- **Task description**: Leaving out every picture, copy the lines of the data exactly, from the first through the line containing "sep=0pt] (lenkrole) at".

- **Data lines**:
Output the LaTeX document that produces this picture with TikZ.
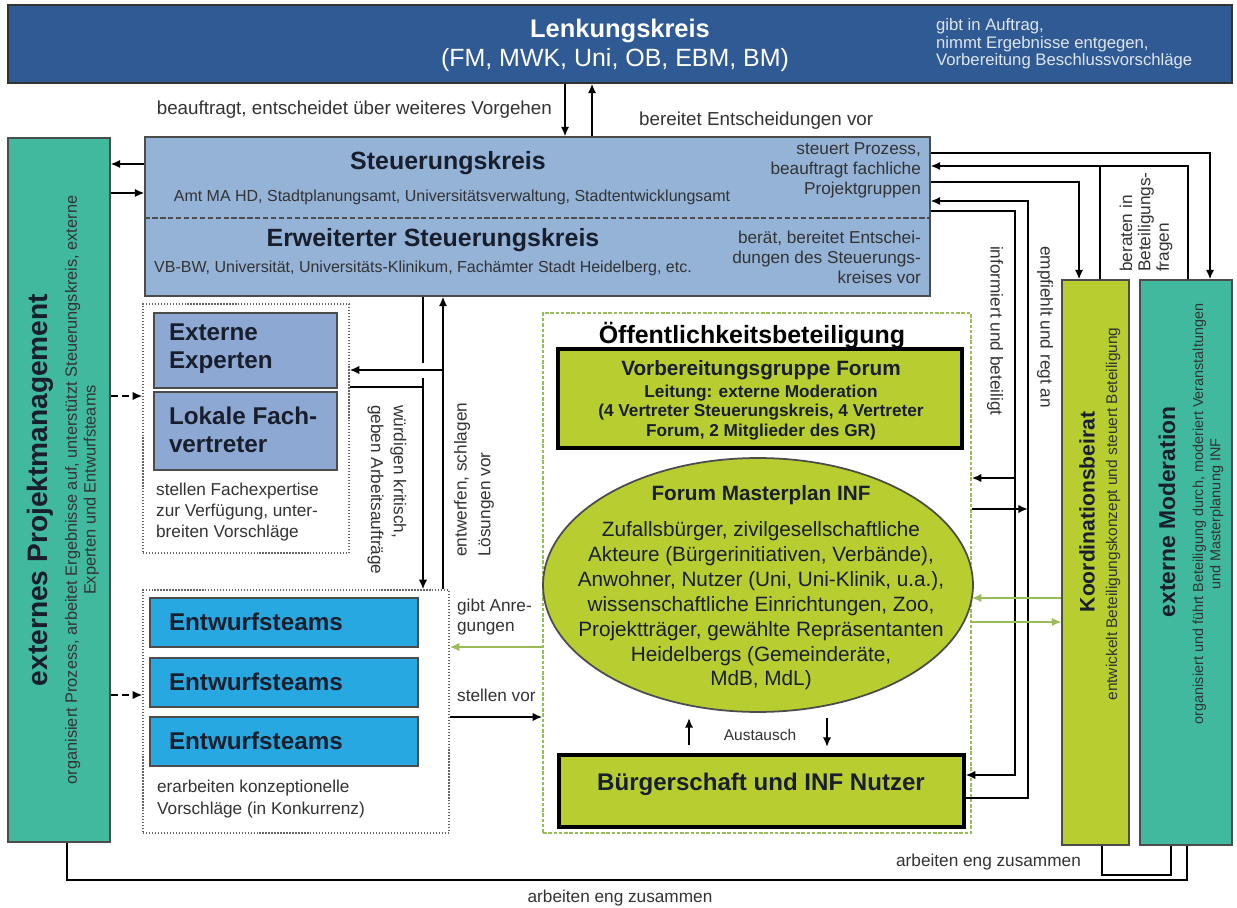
\documentclass[tikz,border=0pt]{standalone}
\usepackage{fontspec}
\setmainfont{Liberation Sans}
\usetikzlibrary{fit,shapes.geometric,arrows.meta}

\definecolor{lenkblue}{RGB}{47,90,148}
\definecolor{steublue}{RGB}{149,179,215}
\definecolor{expblue}{RGB}{141,168,210}
\definecolor{entblue}{RGB}{40,168,224}
\definecolor{pmteal}{RGB}{64,185,158}
\definecolor{oeffgreen}{RGB}{184,206,48}
\definecolor{arrgreen}{RGB}{155,187,89}
\definecolor{darktxt}{RGB}{25,30,45}

\newcommand{\fsHead}{\fontsize{14.2}{17}\selectfont\bfseries}
\newcommand{\fsMid}{\fontsize{11.8}{14.2}\selectfont}
\newcommand{\fsSmall}{\fontsize{9.8}{12.2}\selectfont}

\begin{document}
\begin{tikzpicture}[x=0.02cm,y=-0.02cm,line width=1.3pt,>={Latex[length=5.5pt,width=4.8pt]},
  plainbox/.style={draw=black!70,line width=0.6pt,inner sep=0pt},
  grpbox/.style={draw=black!60,line width=0.7pt,densely dotted,inner sep=0pt},
  thickbox/.style={draw=black,line width=1.8pt,fill=oeffgreen,inner sep=0pt},
  arr/.style={->,line width=1.3pt},
  dasharr/.style={->,line width=1.3pt,dash pattern=on 4pt off 2.5pt},
  greenarr/.style={->,draw=arrgreen,line width=1.5pt},
  lbl/.style={font=\fsSmall,text=black!80,inner sep=0pt},
]
\fill[white] (0,0) rectangle (1237,908);
\useasboundingbox (0,0) rectangle (1237,908);

% Lenkungskreis
\node[fit={(8,5) (1232,83)},plainbox,fill=lenkblue,draw=black!80] (lenk) {};
\node[font=\fontsize{14.5}{17}\selectfont\bfseries,text=white] (lenktitle) at (620,31) {Lenkungskreis};
\node[font=\fontsize{14.2}{17}\selectfont,text=white] (lenksub) at (615,60) {(FM, MWK, Uni, OB, EBM, BM)};
\node[font=\fontsize{9.5}{10}\selectfont,text=white!85!lenkblue,align=left,anchor=west,inner sep=0pt] (lenkrole) at (935,44) {gibt in Auftrag,\\nimmt Ergebnisse entgegen,\\Vorbereitung Beschlussvorschläge};

% Steuerungskreis
\node[fit={(145,137) (930,296)},plainbox,fill=steublue] (steu) {};
\draw[draw=black!70,line width=1pt,dash pattern=on 3pt off 1.5pt] (steu.west |- 0,218) -- (steu.east |- 0,218);
\node[font=\fsHead,text=darktxt] (steutitle) at (448,163) {Steuerungskreis};
\node[font=\fontsize{9.1}{11}\selectfont,text=black!80] (steusub) at (452,197) {Amt MA HD, Stadtplanungsamt, Universitätsverwaltung, Stadtentwicklungsamt};
\node[font=\fsHead,text=darktxt] (erwtitle) at (433,240) {Erweiterter Steuerungskreis};
\node[font=\fontsize{9.1}{11}\selectfont,text=black!80] (erwsub) at (423,268) {VB-BW, Universität, Universitäts-Klinikum, Fachämter Stadt Heidelberg, etc.};
\node[lbl,font=\fontsize{9.8}{11.4}\selectfont,align=right,anchor=east] (steurole) at (922,170) {steuert Prozess,\\beauftragt fachliche\\Projektgruppen};
\node[lbl,font=\fontsize{9.8}{11.4}\selectfont,align=right,anchor=east] (erwrole) at (922,257) {berät, bereitet Entschei-\\dungen des Steuerungs-\\kreises vor};

% externes Projektmanagement
\node[fit={(8,138) (110,842)},plainbox,fill=pmteal] (pm) {};
\node[font=\fontsize{16}{19}\selectfont\bfseries,text=darktxt,rotate=90] (pmtitle) at (40,490) {externes Projektmanagement};
\node[lbl,font=\fontsize{9.3}{10.6}\selectfont,rotate=90,align=center] (pmsub) at (82,490) {organisiert Prozess, arbeitet Ergebnisse auf, unterstützt Steuerungskreis, externe\\Experten und Entwurfsteams};

% Experten
\node[fit={(143,304) (349,553)},grpbox] (expgrp) {};
\node[fit={(154,313) (337,388)},plainbox,fill=expblue] (extexp) {};
\node[fit={(154,392) (337,470)},plainbox,fill=expblue] (lokfach) {};
\node[font=\fontsize{13.8}{16}\selectfont\bfseries,text=darktxt,align=left,anchor=west] (extexptxt) at (162,349) {Externe\\Experten};
\node[font=\fontsize{13.8}{16}\selectfont\bfseries,text=darktxt,align=left,anchor=west] (lokfachtxt) at (162,430) {Lokale Fach-\\vertreter};
\node[lbl,align=left,anchor=west] (exprole) at (155,512) {stellen Fachexpertise\\zur Verfügung, unter-\\breiten Vorschläge};

% Entwurfsteams
\node[fit={(143,590) (449,833)},grpbox] (entgrp) {};
\foreach \i/\yt in {1/598,2/658,3/717}{
  \node[fit={(150,\yt) (418,\yt+49)},plainbox,fill=entblue] (ent\i) {};
  \node[font=\fontsize{13.8}{16}\selectfont\bfseries,text=darktxt,anchor=west] (enttxt\i) at (162,\yt+24) {Entwurfsteams};
}
\node[lbl,font=\fontsize{9.8}{12.4}\selectfont,align=left,anchor=west] (entrole) at (156,799) {erarbeiten konzeptionelle\\Vorschläge (in Konkurrenz)};

% Oeffentlichkeitsbeteiligung
\node[fit={(543,313) (971,833)},draw=arrgreen,line width=0.8pt,dash pattern=on 2pt off 1pt,inner sep=0pt] (oeff) {};
\node[font=\fsHead,text=black] (oefftitle) at (752,335) {Öffentlichkeitsbeteiligung};
\node[fit={(558,349) (962,448)},thickbox] (vorb) {};
\node[font=\fontsize{9.8}{11.1}\selectfont\bfseries,text=darktxt,align=center] (vorbtxt) at (761,400) {{\fsMid\bfseries Vorbereitungsgruppe Forum}\\[1.5pt]Leitung: externe Moderation\\(4 Vertreter Steuerungskreis, 4 Vertreter\\Forum, 2 Mitglieder des GR)};
\node[ellipse,draw=black!70,line width=1pt,fill=oeffgreen,minimum width=8.6cm,minimum height=5.08cm,inner sep=0pt] (forum) at (758,585) {};
\node[font=\fsMid,text=darktxt,align=center] (forumtxt) at (761,588) {{\bfseries Forum Masterplan INF}\\[6pt]Zufallsbürger, zivilgesellschaftliche\\Akteure (Bürgerinitiativen, Verbände),\\Anwohner, Nutzer (Uni, Uni-Klinik, u.a.),\\wissenschaftliche Einrichtungen, Zoo,\\Projektträger, gewählte Repräsentanten\\Heidelbergs (Gemeinderäte,\\MdB, MdL)};
\node[fit={(559,755) (964,827)},thickbox] (buerg) {};
\node[font=\fontsize{13.7}{16}\selectfont\bfseries,text=darktxt] (buergtxt) at (761,784) {Bürgerschaft und INF Nutzer};
\coordinate (austupS) at (689,745);
\coordinate (austupE) at (689,718);
\coordinate (austdnS) at (827,718);
\coordinate (austdnE) at (827,747);
\draw[arr] (austupS) -- (austupE);
\draw[arr] (austdnS) -- (austdnE);
\node[lbl,font=\fontsize{8.8}{10}\selectfont] (austlbl) at (760,735) {Austausch};

% Koordinationsbeirat, externe Moderation
\node[fit={(1062,280) (1129,845)},plainbox,fill=oeffgreen] (koord) {};
\node[font=\fontsize{12}{14}\selectfont\bfseries,text=darktxt,rotate=90] (koordtitle) at (1087,512) {Koordinationsbeirat};
\node[lbl,font=\fontsize{8.8}{10}\selectfont,rotate=90] (koordsub) at (1113,514) {entwickelt Beteiligungskonzept und steuert Beteiligung};
\node[fit={(1140,280) (1232,845)},plainbox,fill=pmteal] (extmod) {};
\node[font=\fontsize{13}{15}\selectfont\bfseries,text=darktxt,rotate=90] (extmodtitle) at (1167,512) {externe Moderation};
\node[lbl,font=\fontsize{8.2}{9.7}\selectfont,rotate=90,align=center] (extmodsub) at (1208,514) {organisiert und führt Beteiligung durch, moderiert Veranstaltungen\\und Masterplanung INF};

% Lenkungskreis <-> Steuerungskreis
\draw[arr] (lenk.south -| 565,0) -- (steu.north -| 565,0);
\draw[arr] (steu.north -| 592,0) -- (lenk.south -| 592,0);
\node[lbl,font=\fontsize{10.7}{12}\selectfont,anchor=east] (beauftlbl) at (553,110) {beauftragt, entscheidet über weiteres Vorgehen};
\node[lbl,font=\fontsize{10.7}{12}\selectfont,anchor=west] (bereitlbl) at (638,121) {bereitet Entscheidungen vor};

% Projektmanagement
\draw[arr] (steu.west |- 0,164) -- (pm.east |- 0,164);
\draw[arr] (pm.east |- 0,193) -- (steu.west |- 0,193);
\draw[dasharr] (pm.east |- 0,396) -- (expgrp.west |- 0,396);
\draw[dasharr] (pm.east |- 0,695) -- (entgrp.west |- 0,695);

% Steuerungskreis <-> Experten, Entwurfsteams
\coordinate (jumpA) at (423,363);
\coordinate (jumpB) at (423,378);
\draw (steu.south -| 423,0) -- (jumpA);
\draw[arr] (jumpB) -- (entgrp.north -| 423,0);
\draw (expgrp.east |- 0,387) -- (423,387);
\draw[arr] (entgrp.north -| 443,0) -- (steu.south -| 443,0);
\draw[arr] (443,370) -- (expgrp.east |- 0,370);
\node[lbl,font=\fontsize{9.8}{13}\selectfont,rotate=-90,align=left,anchor=west] (wuerdlbl) at (387,404) {würdigen kritisch,\\geben Arbeitsaufträge};
\node[lbl,font=\fontsize{9.8}{13.5}\selectfont,rotate=90,align=left,anchor=west] (entwlbl) at (474,558) {entwerfen, schlagen\\Lösungen vor};

% Entwurfsteams <-> Forum
\draw[greenarr] (oeff.west |- 0,647) -- (entgrp.east |- 0,647);
\draw[arr] (entgrp.east |- 0,717) -- (oeff.west |- 0,717);
\node[lbl,font=\fontsize{9.8}{11.4}\selectfont,align=left,anchor=west] (anreglbl) at (456,617) {gibt Anre-\\gungen};
\node[lbl,anchor=west] (stellbl) at (456,695) {stellen vor};

% Steuerungskreis <-> rechte Seite
\draw[arr] (steu.east |- 0,153) -| (extmod.north -| 1210,0);
\draw[arr] (extmod.north -| 1188,0) |- (steu.east |- 0,166);
\draw (koord.north -| 1100,0) -- (1100,166);
\draw[arr] (steu.east |- 0,182) -| (koord.north -| 1079,0);
\draw[arr] (buerg.east |- 0,798) -| (1028,201) -- (steu.east |- 0,201);
\draw[arr] (oeff.east |- 0,509) -- (1028,509);
\draw[arr] (steu.east |- 0,211) -| (1015,775) -- (buerg.east |- 0,775);
\draw[arr] (1015,478) -- (oeff.east |- 0,478);
\node[lbl,rotate=-90,anchor=west] (informlbl) at (995,245) {informiert und beteiligt};
\node[lbl,rotate=-90,anchor=west] (empflbl) at (1045,245) {empfiehlt und regt an};
\node[lbl,font=\fontsize{9.8}{10.5}\selectfont,rotate=90,align=left,anchor=west] (beratlbl) at (1146,273) {beraten in\\Beteiligungs-\\fragen};

% Forum <-> Koordinationsbeirat
\draw[greenarr] (koord.west |- 0,598) -- (oeff.east |- 0,598);
\draw[greenarr] (oeff.east |- 0,622) -- (koord.west |- 0,622);

% arbeiten eng zusammen
\draw (pm.south -| 67,0) |- (1187,880) -- (extmod.south -| 1187,0);
\draw (koord.south -| 1102,0) |- (1171,875) -- (extmod.south -| 1171,0);
\node[lbl,anchor=north] (pmmodlbl) at (620,889) {arbeiten eng zusammen};
\node[lbl,anchor=east] (koordmodlbl) at (1082,862) {arbeiten eng zusammen};
\end{tikzpicture}
\end{document}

- **Completed task**:
Output the LaTeX document that produces this picture with TikZ.
\documentclass[tikz,border=0pt]{standalone}
\usepackage{fontspec}
\setmainfont{Liberation Sans}
\usetikzlibrary{fit,shapes.geometric,arrows.meta}

\definecolor{lenkblue}{RGB}{47,90,148}
\definecolor{steublue}{RGB}{149,179,215}
\definecolor{expblue}{RGB}{141,168,210}
\definecolor{entblue}{RGB}{40,168,224}
\definecolor{pmteal}{RGB}{64,185,158}
\definecolor{oeffgreen}{RGB}{184,206,48}
\definecolor{arrgreen}{RGB}{155,187,89}
\definecolor{darktxt}{RGB}{25,30,45}

\newcommand{\fsHead}{\fontsize{14.2}{17}\selectfont\bfseries}
\newcommand{\fsMid}{\fontsize{11.8}{14.2}\selectfont}
\newcommand{\fsSmall}{\fontsize{9.8}{12.2}\selectfont}

\begin{document}
\begin{tikzpicture}[x=0.02cm,y=-0.02cm,line width=1.3pt,>={Latex[length=5.5pt,width=4.8pt]},
  plainbox/.style={draw=black!70,line width=0.6pt,inner sep=0pt},
  grpbox/.style={draw=black!60,line width=0.7pt,densely dotted,inner sep=0pt},
  thickbox/.style={draw=black,line width=1.8pt,fill=oeffgreen,inner sep=0pt},
  arr/.style={->,line width=1.3pt},
  dasharr/.style={->,line width=1.3pt,dash pattern=on 4pt off 2.5pt},
  greenarr/.style={->,draw=arrgreen,line width=1.5pt},
  lbl/.style={font=\fsSmall,text=black!80,inner sep=0pt},
]
\fill[white] (0,0) rectangle (1237,908);
\useasboundingbox (0,0) rectangle (1237,908);

% Lenkungskreis
\node[fit={(8,5) (1232,83)},plainbox,fill=lenkblue,draw=black!80] (lenk) {};
\node[font=\fontsize{14.5}{17}\selectfont\bfseries,text=white] (lenktitle) at (620,31) {Lenkungskreis};
\node[font=\fontsize{14.2}{17}\selectfont,text=white] (lenksub) at (615,60) {(FM, MWK, Uni, OB, EBM, BM)};
\node[font=\fontsize{9.5}{10}\selectfont,text=white!85!lenkblue,align=left,anchor=west,inner sep=0pt] (lenkrole) at (935,44) {gibt in Auftrag,\\nimmt Ergebnisse entgegen,\\Vorbereitung Beschlussvorschläge};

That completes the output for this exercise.